● **What is needed**: Leave out the pictures and repeat the rest of the material exactly.
··· Supplied information
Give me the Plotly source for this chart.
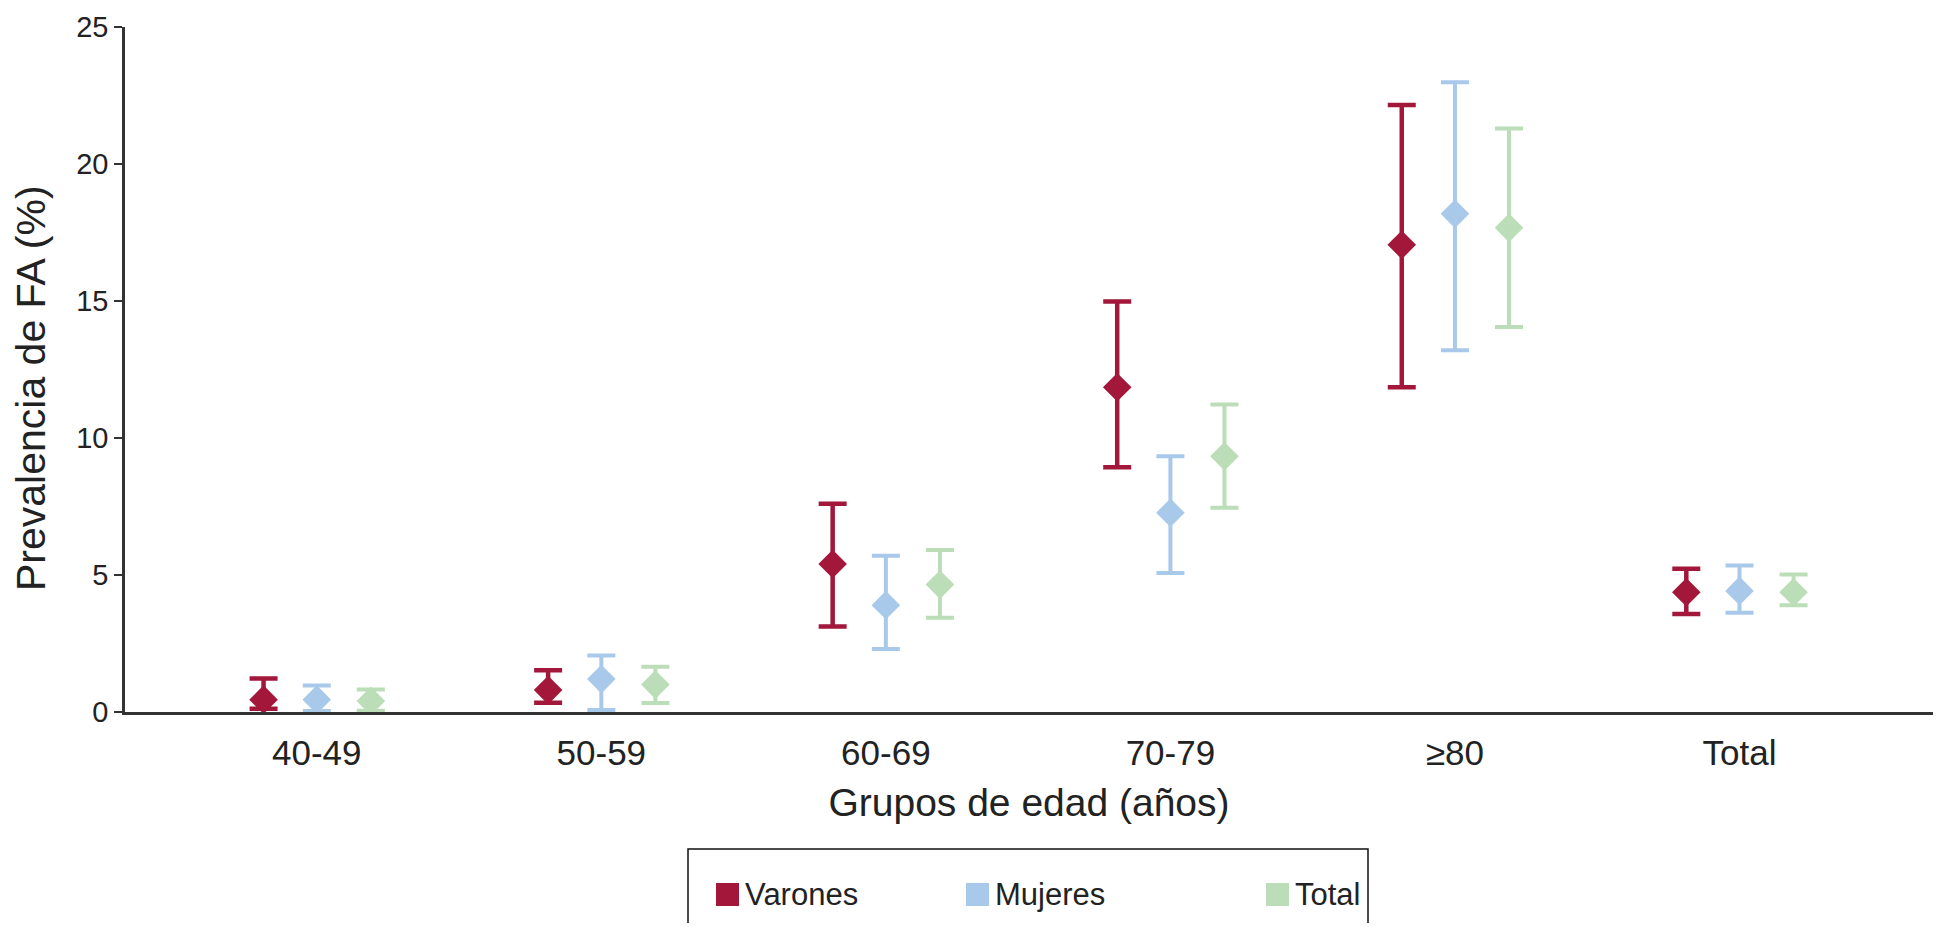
import plotly.graph_objects as go

# ---- data ----
categories = ["40-49", "50-59", "60-69", "70-79", "≥80", "Total"]
series_names = ["Varones", "Mujeres", "Total"]

varones = [0.45, 0.80, 5.40, 11.85, 17.05, 4.37]
varones_upper = [1.22, 1.52, 7.60, 14.98, 22.15, 5.23]
varones_lower = [0.12, 0.34, 3.12, 8.93, 11.85, 3.58]

mujeres = [0.45, 1.20, 3.90, 7.27, 18.18, 4.42]
mujeres_upper = [0.97, 2.06, 5.70, 9.33, 22.98, 5.35]
mujeres_lower = [0.04, 0.07, 2.30, 5.07, 13.20, 3.62]

total = [0.40, 1.00, 4.65, 9.33, 17.67, 4.37]
total_upper = [0.82, 1.65, 5.91, 11.22, 21.30, 5.02]
total_lower = [0.05, 0.33, 3.44, 7.45, 14.05, 3.90]

y_ticks = [0, 5, 10, 15, 20, 25]

# ---- styles ----
colors = {"Varones": "#A3173B", "Mujeres": "#A9C9EA", "Total": "#BBDDB7"}
thick = {"Varones": 4.5, "Mujeres": 4, "Total": 4}
offsets = {"Varones": -0.187, "Mujeres": 0.0, "Total": 0.19}
FONT = "Liberation Sans, Arial, Helvetica, sans-serif"
TXT = "#222222"

series = {
    "Varones": (varones, varones_upper, varones_lower),
    "Mujeres": (mujeres, mujeres_upper, mujeres_lower),
    "Total": (total, total_upper, total_lower),
}

fig = go.Figure()
for name in series_names:
    vals, up, lo = series[name]
    xs = [i + offsets[name] for i in range(len(categories))]
    fig.add_trace(go.Scatter(
        x=xs, y=vals, mode="markers", name=name, showlegend=False,
        marker=dict(symbol="diamond", size=22, color=colors[name]),
        error_y=dict(type="data", symmetric=False,
                     array=[u - v for u, v in zip(up, vals)],
                     arrayminus=[v - l for v, l in zip(vals, lo)],
                     color=colors[name], thickness=thick[name], width=14),
    ))

# page offset (default 8px body margin) and geometry in page pixels
OFF = 8
W, H = 1941 - 2 * OFF, 931 - 2 * OFF
PL, PR, PT, PB = 125, 1934, 27, 712          # plot area in page pixels
ML, MR, MT, MB = PL - OFF, (W + OFF) - PR, PT - OFF, (H + OFF) - PB
MR = max(MR, 0)
PW, PH = W - ML - MR, H - MT - MB


def px(x):
    return (x - OFF - ML) / PW


def py(y):
    return (H - MB - (y - OFF)) / PH


shapes = [dict(type="rect", xref="paper", yref="paper",
               x0=px(688), x1=px(1368), y0=py(950), y1=py(849),
               line=dict(color="#111111", width=1.5), fillcolor="rgba(0,0,0,0)")]
annotations = []
legend_x = {"Varones": 716, "Mujeres": 966, "Total": 1266}
for name in series_names:
    x0 = legend_x[name]
    shapes.append(dict(type="rect", xref="paper", yref="paper",
                       x0=px(x0), x1=px(x0 + 23), y0=py(906), y1=py(883),
                       line=dict(width=0), fillcolor=colors[name]))
    annotations.append(dict(xref="paper", yref="paper", x=px(x0 + 27), y=py(894),
                            text=name, showarrow=False, xanchor="left", yanchor="middle",
                            font=dict(size=31, color=TXT, family=FONT)))

annotations.append(dict(xref="paper", yref="paper", x=px(31), y=py(388),
                        text="Prevalencia de FA (%)", textangle=-90, showarrow=False,
                        xanchor="center", yanchor="middle",
                        font=dict(size=41, color=TXT, family=FONT)))

fig.update_layout(
    width=W, height=H,
    margin=dict(l=ML, r=MR, t=MT, b=MB, autoexpand=False),
    paper_bgcolor="white", plot_bgcolor="white",
    font=dict(family=FONT, color=TXT),
    showlegend=False,
    shapes=shapes,
    annotations=annotations,
    xaxis=dict(
        range=[-0.674, 5.68], tickmode="array", automargin=False,
        tickvals=list(range(len(categories))), ticktext=categories,
        ticklabeloverflow="allow",
        showgrid=False, zeroline=False, showline=True, linecolor="#333333", linewidth=2.5,
        ticks="outside", ticklen=8, tickcolor="rgba(0,0,0,0)",
        tickfont=dict(size=35, color=TXT, family=FONT),
        title=dict(text="Grupos de edad (años)", standoff=18,
                   font=dict(size=39, color=TXT, family=FONT)),
    ),
    yaxis=dict(
        range=[0, 25], tickmode="array", tickvals=y_ticks, automargin=False,
        ticklabeloverflow="allow",
        showgrid=False, zeroline=False, showline=True, linecolor="#333333", linewidth=2.5,
        ticks="outside", ticklen=8, tickwidth=2, tickcolor="#333333",
        tickfont=dict(size=29, color=TXT, family=FONT),
    ),
)

fig.write_html("out.html")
······
● **Problem solution**:
Give me the Plotly source for this chart.
import plotly.graph_objects as go

# ---- data ----
categories = ["40-49", "50-59", "60-69", "70-79", "≥80", "Total"]
series_names = ["Varones", "Mujeres", "Total"]

varones = [0.45, 0.80, 5.40, 11.85, 17.05, 4.37]
varones_upper = [1.22, 1.52, 7.60, 14.98, 22.15, 5.23]
varones_lower = [0.12, 0.34, 3.12, 8.93, 11.85, 3.58]

mujeres = [0.45, 1.20, 3.90, 7.27, 18.18, 4.42]
mujeres_upper = [0.97, 2.06, 5.70, 9.33, 22.98, 5.35]
mujeres_lower = [0.04, 0.07, 2.30, 5.07, 13.20, 3.62]

total = [0.40, 1.00, 4.65, 9.33, 17.67, 4.37]
total_upper = [0.82, 1.65, 5.91, 11.22, 21.30, 5.02]
total_lower = [0.05, 0.33, 3.44, 7.45, 14.05, 3.90]

y_ticks = [0, 5, 10, 15, 20, 25]

# ---- styles ----
colors = {"Varones": "#A3173B", "Mujeres": "#A9C9EA", "Total": "#BBDDB7"}
thick = {"Varones": 4.5, "Mujeres": 4, "Total": 4}
offsets = {"Varones": -0.187, "Mujeres": 0.0, "Total": 0.19}
FONT = "Liberation Sans, Arial, Helvetica, sans-serif"
TXT = "#222222"

series = {
    "Varones": (varones, varones_upper, varones_lower),
    "Mujeres": (mujeres, mujeres_upper, mujeres_lower),
    "Total": (total, total_upper, total_lower),
}

fig = go.Figure()
for name in series_names:
    vals, up, lo = series[name]
    xs = [i + offsets[name] for i in range(len(categories))]
    fig.add_trace(go.Scatter(
        x=xs, y=vals, mode="markers", name=name, showlegend=False,
        marker=dict(symbol="diamond", size=22, color=colors[name]),
        error_y=dict(type="data", symmetric=False,
                     array=[u - v for u, v in zip(up, vals)],
                     arrayminus=[v - l for v, l in zip(vals, lo)],
                     color=colors[name], thickness=thick[name], width=14),
    ))

# page offset (default 8px body margin) and geometry in page pixels
OFF = 8
W, H = 1941 - 2 * OFF, 931 - 2 * OFF
PL, PR, PT, PB = 125, 1934, 27, 712          # plot area in page pixels
ML, MR, MT, MB = PL - OFF, (W + OFF) - PR, PT - OFF, (H + OFF) - PB
MR = max(MR, 0)
PW, PH = W - ML - MR, H - MT - MB


def px(x):
    return (x - OFF - ML) / PW


def py(y):
    return (H - MB - (y - OFF)) / PH


shapes = [dict(type="rect", xref="paper", yref="paper",
               x0=px(688), x1=px(1368), y0=py(950), y1=py(849),
               line=dict(color="#111111", width=1.5), fillcolor="rgba(0,0,0,0)")]
annotations = []
legend_x = {"Varones": 716, "Mujeres": 966, "Total": 1266}
for name in series_names:
    x0 = legend_x[name]
    shapes.append(dict(type="rect", xref="paper", yref="paper",
                       x0=px(x0), x1=px(x0 + 23), y0=py(906), y1=py(883),
                       line=dict(width=0), fillcolor=colors[name]))
    annotations.append(dict(xref="paper", yref="paper", x=px(x0 + 27), y=py(894),
                            text=name, showarrow=False, xanchor="left", yanchor="middle",
                            font=dict(size=31, color=TXT, family=FONT)))

annotations.append(dict(xref="paper", yref="paper", x=px(31), y=py(388),
                        text="Prevalencia de FA (%)", textangle=-90, showarrow=False,
                        xanchor="center", yanchor="middle",
                        font=dict(size=41, color=TXT, family=FONT)))

fig.update_layout(
    width=W, height=H,
    margin=dict(l=ML, r=MR, t=MT, b=MB, autoexpand=False),
    paper_bgcolor="white", plot_bgcolor="white",
    font=dict(family=FONT, color=TXT),
    showlegend=False,
    shapes=shapes,
    annotations=annotations,
    xaxis=dict(
        range=[-0.674, 5.68], tickmode="array", automargin=False,
        tickvals=list(range(len(categories))), ticktext=categories,
        ticklabeloverflow="allow",
        showgrid=False, zeroline=False, showline=True, linecolor="#333333", linewidth=2.5,
        ticks="outside", ticklen=8, tickcolor="rgba(0,0,0,0)",
        tickfont=dict(size=35, color=TXT, family=FONT),
        title=dict(text="Grupos de edad (años)", standoff=18,
                   font=dict(size=39, color=TXT, family=FONT)),
    ),
    yaxis=dict(
        range=[0, 25], tickmode="array", tickvals=y_ticks, automargin=False,
        ticklabeloverflow="allow",
        showgrid=False, zeroline=False, showline=True, linecolor="#333333", linewidth=2.5,
        ticks="outside", ticklen=8, tickwidth=2, tickcolor="#333333",
        tickfont=dict(size=29, color=TXT, family=FONT),
    ),
)

fig.write_html("out.html")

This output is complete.